#### Required task
Would you copy the records below, exactly and only from their first line through the line containing "plt.rcParams['font.family'] = ['Liberation", without any pictures?

#### Data for this task
————

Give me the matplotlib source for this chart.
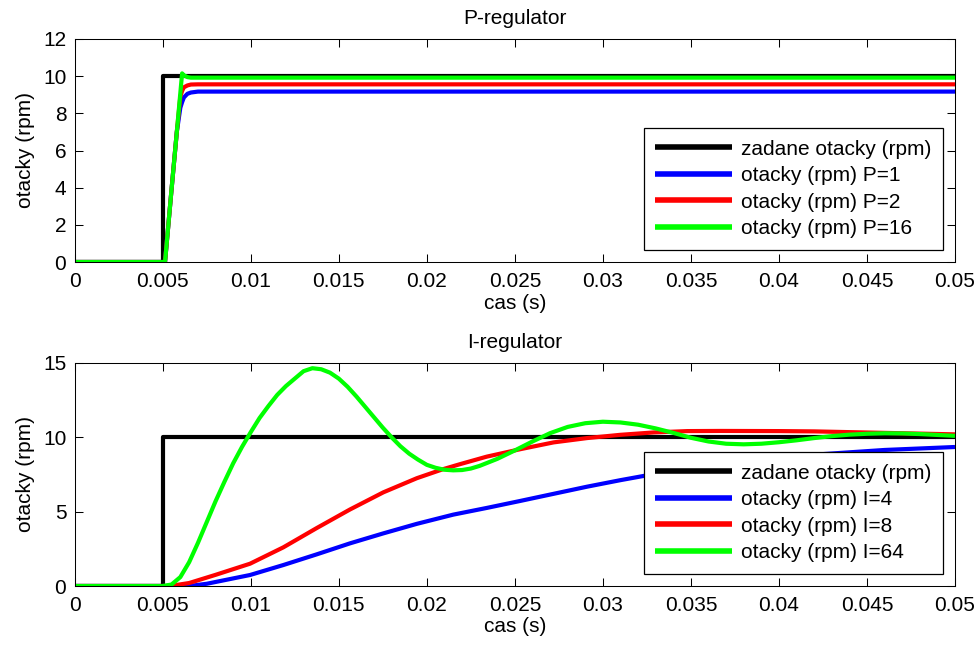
import matplotlib
matplotlib.use("Agg")
import matplotlib.pyplot as plt
import numpy as np

plt.rcParams['font.family'] = ['Liberation Sans', 'DejaVu Sans']

# ---------------- data ----------------
# reference (step) signal
t_ref = [0.0, 0.005, 0.005, 0.05]
v_ref = [0.0, 0.0, 10.0, 10.0]

# P-regulator responses
t_p = [0.0, 0.00513, 0.0055, 0.0058, 0.0060, 0.0061, 0.0062, 0.0064, 0.0066, 0.0070, 0.0080, 0.05]
p1 = [0.0, 0.0, 3.9, 7.0, 8.3, 8.6, 8.85, 9.05, 9.12, 9.17, 9.17, 9.17]
p2 = [0.0, 0.0, 3.9, 7.0, 8.9, 9.2, 9.4, 9.5, 9.55, 9.56, 9.56, 9.56]
p16 = [0.0, 0.0, 3.9, 7.0, 9.1, 10.15, 10.05, 9.95, 9.92, 9.92, 9.92, 9.92]

# I-regulator responses
t_i4 = [0.0, 0.0065, 0.0075, 0.00996, 0.01185, 0.01375, 0.01564, 0.01753, 0.01943,
        0.0215, 0.0234, 0.0253, 0.0272, 0.0291, 0.0310, 0.0330, 0.0350, 0.0380,
        0.0410, 0.0431, 0.0460, 0.0500]
i4 = [0.0, 0.0, 0.15, 0.74, 1.41, 2.13, 2.87, 3.54, 4.18,
      4.8, 5.25, 5.72, 6.2, 6.68, 7.12, 7.55, 7.95, 8.4,
      8.75, 8.92, 9.15, 9.35]

t_i8 = [0.0, 0.0054, 0.0065, 0.0080, 0.00996, 0.01185, 0.01375, 0.01564, 0.01753,
        0.01943, 0.0209, 0.0219, 0.0234, 0.0253, 0.0272, 0.0291, 0.0310, 0.0329,
        0.0348, 0.0367, 0.0400, 0.0420, 0.0460, 0.0500]
i8 = [0.0, 0.0, 0.2, 0.75, 1.5, 2.6, 3.9, 5.15, 6.3,
      7.25, 7.85, 8.2, 8.7, 9.2, 9.66, 9.95, 10.17, 10.33,
      10.42, 10.43, 10.42, 10.4, 10.3, 10.2]

t_i64 = [0.0, 0.0050, 0.0055, 0.0060, 0.0065, 0.0070, 0.0075, 0.0080, 0.0085, 0.0090,
         0.0095, 0.0100, 0.0105, 0.0110, 0.0115, 0.0120, 0.0125, 0.0130, 0.0135,
         0.0140, 0.0145, 0.0150, 0.0155, 0.0160, 0.0165, 0.0170, 0.0175, 0.0180,
         0.0185, 0.0190, 0.0195, 0.0200, 0.0205, 0.0210, 0.0215, 0.0220, 0.0225,
         0.0230, 0.0240, 0.0250, 0.0260, 0.0270, 0.0280, 0.0290, 0.0300, 0.0310,
         0.0320, 0.0330, 0.0340, 0.0350, 0.0360, 0.0370, 0.0380, 0.0390, 0.0400,
         0.0410, 0.0420, 0.0430, 0.0440, 0.0450, 0.0460, 0.0470, 0.0480, 0.0490,
         0.0500]
i64 = [0.0, 0.0, 0.1, 0.6, 1.6, 2.9, 4.3, 5.7, 7.0, 8.25,
       9.35, 10.35, 11.3, 12.1, 12.85, 13.45, 13.95, 14.45, 14.65,
       14.58, 14.35, 13.95, 13.4, 12.75, 12.05, 11.35, 10.65, 10.0,
       9.4, 8.9, 8.5, 8.15, 7.95, 7.82, 7.78, 7.8, 7.9,
       8.08, 8.55, 9.12, 9.72, 10.28, 10.7, 10.95, 11.05, 11.0,
       10.85, 10.6, 10.3, 9.97, 9.72, 9.57, 9.53, 9.57, 9.67,
       9.8, 9.95, 10.08, 10.18, 10.24, 10.27, 10.26, 10.22, 10.16,
       10.1]

xticks = [0, 0.005, 0.01, 0.015, 0.02, 0.025, 0.03, 0.035, 0.04, 0.045, 0.05]
xticklabels = ['0', '0.005', '0.01', '0.015', '0.02', '0.025', '0.03', '0.035', '0.04', '0.045', '0.05']
yticks_p = [0, 2, 4, 6, 8, 10, 12]
yticks_i = [0, 5, 10, 15]

labels_p = ['zadane otacky (rpm)', 'otacky (rpm) P=1', 'otacky (rpm) P=2', 'otacky (rpm) P=16']
labels_i = ['zadane otacky (rpm)', 'otacky (rpm) I=4', 'otacky (rpm) I=8', 'otacky (rpm) I=64']

# ---------------- figure ----------------
W, H = 978, 647
fig = plt.figure(figsize=(W / 100, H / 100), dpi=100)
fs = 15
lw = 3.0

def px_axes(l, t, r, b):
    return [l / W, 1 - b / H, (r - l) / W, (b - t) / H]

ax1 = fig.add_axes(px_axes(74.7, 39, 955, 262))
ax2 = fig.add_axes(px_axes(74.7, 363, 955, 586))

def style(ax, yticks, title, ylim):
    ax.set_xlim(0, 0.05)
    ax.set_ylim(*ylim)
    ax.set_xticks(xticks)
    ax.set_xticklabels(xticklabels)
    ax.set_yticks(yticks)
    ax.set_yticklabels([str(v) for v in yticks])
    ax.tick_params(direction='in', length=5.5, width=0.75, top=True, right=True,
                   labelsize=fs, colors='black')
    ax.tick_params(axis='x', pad=7)
    ax.tick_params(axis='y', pad=6)
    for s in ax.spines.values():
        s.set_linewidth(0.75)
    ax.set_xlabel('cas (s)', fontsize=fs, labelpad=2)
    ax.set_ylabel('otacky (rpm)', fontsize=fs, labelpad=6)
    ax.set_title(title, fontsize=fs, pad=11)

kw = dict(lw=lw, solid_joinstyle='round', solid_capstyle='butt')
ax1.plot(t_ref, v_ref, color='black', label=labels_p[0], **kw)
ax1.plot(t_p, p1, color='#0000ff', label=labels_p[1], **kw)
ax1.plot(t_p, p2, color='#ff0000', label=labels_p[2], **kw)
ax1.plot(t_p, p16, color='#00ff00', label=labels_p[3], **kw)
style(ax1, yticks_p, 'P-regulator', (0, 12))

ax2.plot(t_ref, v_ref, color='black', label=labels_i[0], **kw)
ax2.plot(t_i4, i4, color='#0000ff', label=labels_i[1], **kw)
ax2.plot(t_i8, i8, color='#ff0000', label=labels_i[2], **kw)
ax2.plot(t_i64, i64, color='#00ff00', label=labels_i[3], **kw)
style(ax2, yticks_i, 'I-regulator', (0, 15))

for ax in (ax1, ax2):
    leg = ax.legend(loc='lower right', fontsize=fs, fancybox=False, framealpha=1,
                    edgecolor='black', borderaxespad=0.6, handlelength=3.7,
                    handletextpad=0.4, labelspacing=0.36, borderpad=0.55)
    leg.get_frame().set_linewidth(0.9)
    for h in leg.get_lines():
        h.set_linewidth(4)

fig.savefig('out.png', dpi=100)
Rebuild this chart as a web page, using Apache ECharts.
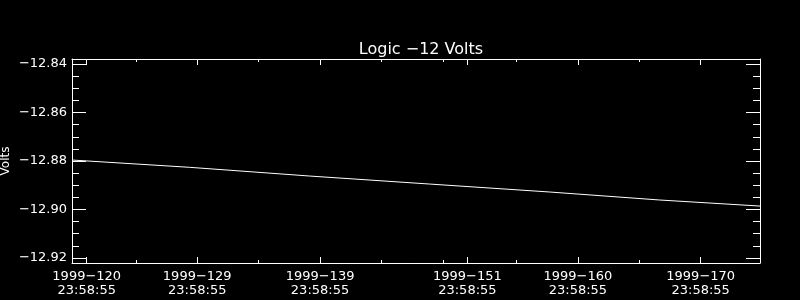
<!DOCTYPE html>
<html>
<head>
<meta charset="utf-8">
<script src="https://cdn.jsdelivr.net/npm/echarts@6/dist/echarts.min.js"></script>
<style>
html,body{margin:0;padding:0;background:#000;}
#chart{width:800px;height:300px;}
</style>
</head>
<body>
<div id="chart"></div>
<script>
// Data: time in day-of-year 1999 (fractional), values in volts
var seriesDays = [118.80, 128.36, 138.14, 147.90, 157.70, 166.66, 174.83];
var seriesVolts = [-12.8796, -12.8826, -12.8862, -12.8895, -12.8928, -12.8961, -12.8986];

var xMin = 118.80, xMax = 174.83;
var xMajorTicks = [120, 129, 139, 151, 160, 170];
var xMajorLabels = ['1999\u2212120\n23:58:55', '1999\u2212129\n23:58:55', '1999\u2212139\n23:58:55',
                    '1999\u2212151\n23:58:55', '1999\u2212160\n23:58:55', '1999\u2212170\n23:58:55'];
var xMinorTicks = [124.03, 133.99, 143.98, 149.0, 154.95, 164.97];

var yMin = -12.9221, yMax = -12.8379;
var yMajorTicks = [-12.92, -12.90, -12.88, -12.86, -12.84];
var yMajorLabels = ['\u221212.92', '\u221212.90', '\u221212.88', '\u221212.86', '\u221212.84'];
var yMinorTicks = [-12.915, -12.91, -12.905, -12.895, -12.89, -12.885, -12.875, -12.87, -12.865, -12.855, -12.85, -12.845];

var titleText = 'Logic \u221212 Volts';
var yName = 'Volts';

var FONT = 'DejaVu Sans';
var WHITE = '#ffffff';

function xAx(pos, ticks, len, showLine, labels) {
  return {
    type: 'value', position: pos, min: xMin, max: xMax,
    axisLine: {show: showLine, onZero: false, lineStyle: {color: WHITE, width: 1}},
    axisTick: {show: true, inside: true, length: len, customValues: ticks, lineStyle: {color: WHITE, width: 1}},
    axisLabel: labels ? {
      show: true, customValues: xMajorTicks, color: WHITE, fontFamily: FONT, fontSize: 13,
      lineHeight: 14, margin: 7,
      formatter: function (v) {
        for (var i = 0; i < xMajorTicks.length; i++) if (Math.abs(xMajorTicks[i] - v) < 1e-6) return xMajorLabels[i];
        return '';
      }
    } : {show: false},
    splitLine: {show: false}
  };
}
function yAx(pos, ticks, len, showLine, labels) {
  var a = {
    type: 'value', position: pos, min: yMin, max: yMax,
    axisLine: {show: showLine, onZero: false, lineStyle: {color: WHITE, width: 1}},
    axisTick: {show: true, inside: true, length: len, customValues: ticks, lineStyle: {color: WHITE, width: 1}},
    axisLabel: labels ? {
      show: true, customValues: yMajorTicks, color: WHITE, fontFamily: FONT, fontSize: 13, margin: 5,
      formatter: function (v) {
        for (var i = 0; i < yMajorTicks.length; i++) if (Math.abs(yMajorTicks[i] - v) < 1e-6) return yMajorLabels[i];
        return '';
      }
    } : {show: false},
    splitLine: {show: false}
  };
  if (labels) {
    a.name = yName;
    a.nameLocation = 'middle';
    a.nameGap = 60;
    a.nameRotate = 90;
    a.nameMoveOverlap = false;
    a.nameTextStyle = {color: WHITE, fontFamily: FONT, fontSize: 12};
  }
  return a;
}

var data = seriesDays.map(function (d, i) { return [d, seriesVolts[i]]; });

var chart = echarts.init(document.getElementById('chart'), null, {renderer: 'canvas'});
chart.setOption({
  backgroundColor: '#000000',
  animation: false,
  title: {
    text: titleText, left: 416, top: 37, textAlign: 'center',
    textStyle: {color: WHITE, fontFamily: FONT, fontSize: 16, fontWeight: 'normal'}
  },
  grid: {left: 72, top: 59, right: 40, bottom: 37, containLabel: false, outerBoundsMode: 'none'},
  xAxis: [
    xAx('bottom', xMajorTicks, 6, true, true),
    xAx('bottom', xMinorTicks, 3, false, false),
    xAx('top', xMajorTicks, 6, true, false),
    xAx('top', xMinorTicks, 3, false, false)
  ],
  yAxis: [
    yAx('left', yMajorTicks, 14, true, true),
    yAx('left', yMinorTicks, 7, false, false),
    yAx('right', yMajorTicks, 14, true, false),
    yAx('right', yMinorTicks, 7, false, false)
  ],
  series: [{
    type: 'line', xAxisIndex: 0, yAxisIndex: 0, data: data,
    showSymbol: false, symbol: 'none',
    lineStyle: {color: WHITE, width: 1}
  }]
});
</script>
</body>
</html>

————

#### Task answer
Give me the matplotlib source for this chart.
import matplotlib
matplotlib.use("Agg")
import matplotlib.pyplot as plt
import numpy as np

plt.rcParams['font.family'] = ['Liberation Sans', 'DejaVu Sans']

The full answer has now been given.